"This Prince Alexander: he used to defeat but was never defeated“ - Alexander Nevsky and the Battle of the Neva in 1240
1240 near present-day St Petersburg, Alexander Yaroslavich, then the young Prince of Novgorod, defeated a Swedish army in the Battle of the Neva, earning himself the nickname Alexander Nevsky.
“He was taller than others and his voice reached the people as a trumpet, and his face was like the face of Joseph, whom the Egyptian Pharaoh placed as next to the king after him of Egypt. His power was a part of the power of Samson and God gave him the wisdom of Solomon ... this Prince Alexander: he used to defeat but was never defeated“ (The Second Pskovian Chronicle)
Legend has it that Slavic and Finnish tribes, tired of fighting each other, called a Norman lord from over the sea. He as a foreigner, equally foreign to every local tribe, might bring about peace. The year was 862 and the Norman’s name was Rjurik. His son Igor conquered Kiev and united almost all East Slavic tribes under his rule and their successors, the Rurikids, lorded it over a region between Lviv and Nishni Novgorod and from the Dnepr north to Lake Ladoga and Onega, became Christian in 980 with all of the Rus, as the people were now known, and grew rich on trade with Constantinople and the Baltics. Everything changed though when the Mongols came. Kiev fell in 1240 and what remained of the lands of the Kievan Rus’ became Polish and Lithuanian possessions or small city-state principalities, tributary to the Golden Horde – with one notable exception, Vladimir-Suzdal. They became Mongolian subjects as well, but one of their Rurikid rulers would make history and set the course for the development of future Russia: Alexander Yaroslavich Nevsky.
|Nicholas Roerich’s imagination of the Rurikid’s arrival: “Guests from Overseas“ 1901|
An echo of the Viking raids of old, disguised as “Northern Crusades”, resounded through Northeastern Europe during the life and times of the scions of the Rurikids and the Rus as well. Targeted were the pagan Slavic and Finnish tribes along the Eastern coast of the Baltics and their hinterland, but the orthodox successors of the Kievan Rus came second. Allegedly, Birger Jarl himself, founder of Stockholm and man behind the throne of the Kingdom of Sweden, led a foray up the river Neva, 120 miles north of Novgorod. Alexander Yaroslavich had become knyaz, prince, of the place in 1236 with Mongol approval and moved his army of burghers and his own druzhina, his personal retinue of professional warriors, to intercept the Swedish invasion of his homelands. The Novgorodians surprised Birger Jarl and his men in dense fog in their camp in a place along the river where today St Petersburg’s outskirts are. And according to the old chronicles, Alexander Yaroslavich met Birger Jarl in single combat, knocked out his eye, won the Battle of the Neva and earned himself the nom de guerre “Nevsky” (of the Neva) and ended the Swedish–Novgorodian Wars for generations. Or so the story goes.

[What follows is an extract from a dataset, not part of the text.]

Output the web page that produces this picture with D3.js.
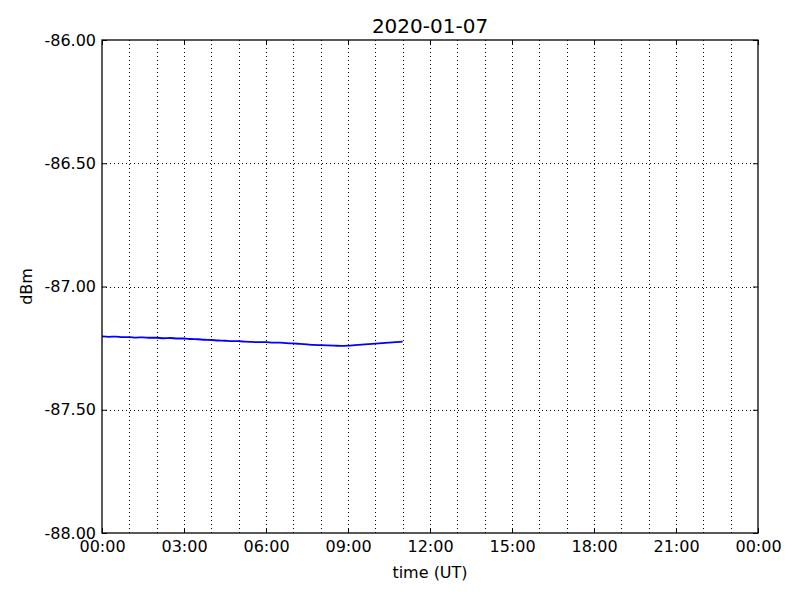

|Nicholas Roerich: “Alexander Nevski”, 1942|
Sweden’s conflict with Russia dragged on well into the 18th century though and interestingly enough, Swedish sources do not mention an invasion along the Neva in 1240 nor the battle itself and Alexander Nevsky’s main opponent certainly were the Teutonic Knights and not Swedish raiders. The existing Russian sources call the leader of the Swedes Spiridon and mention that he was killed in the battle, along with other leaders and a bishop. Since “Spiridon” does not sound Swedish at all and no person could be found who might have lead the Swedes in the 1240s other than Birger Jarl who conquered Finland eight years after the date of the Battle of Neva, tradition has it that he was the one who face disaster at the Neva. And when his grave at Varnhem Abbey in Västergötland was opened in 2002 a large wound was clearly perceivable on his cranium. Whether Birger Jarl had received the blow at the Neva or somewhere else in one of the many battles he had fought, is not clear of course. And whether or not Alexander Yaroslavich defeated a Swedish army at the Neva – he was not called “Nevsky” in the various chronicles until very much later – or not, his other achievements outshine the one battle anyway and he was revered as a saint soon after his death in 1263 by his people.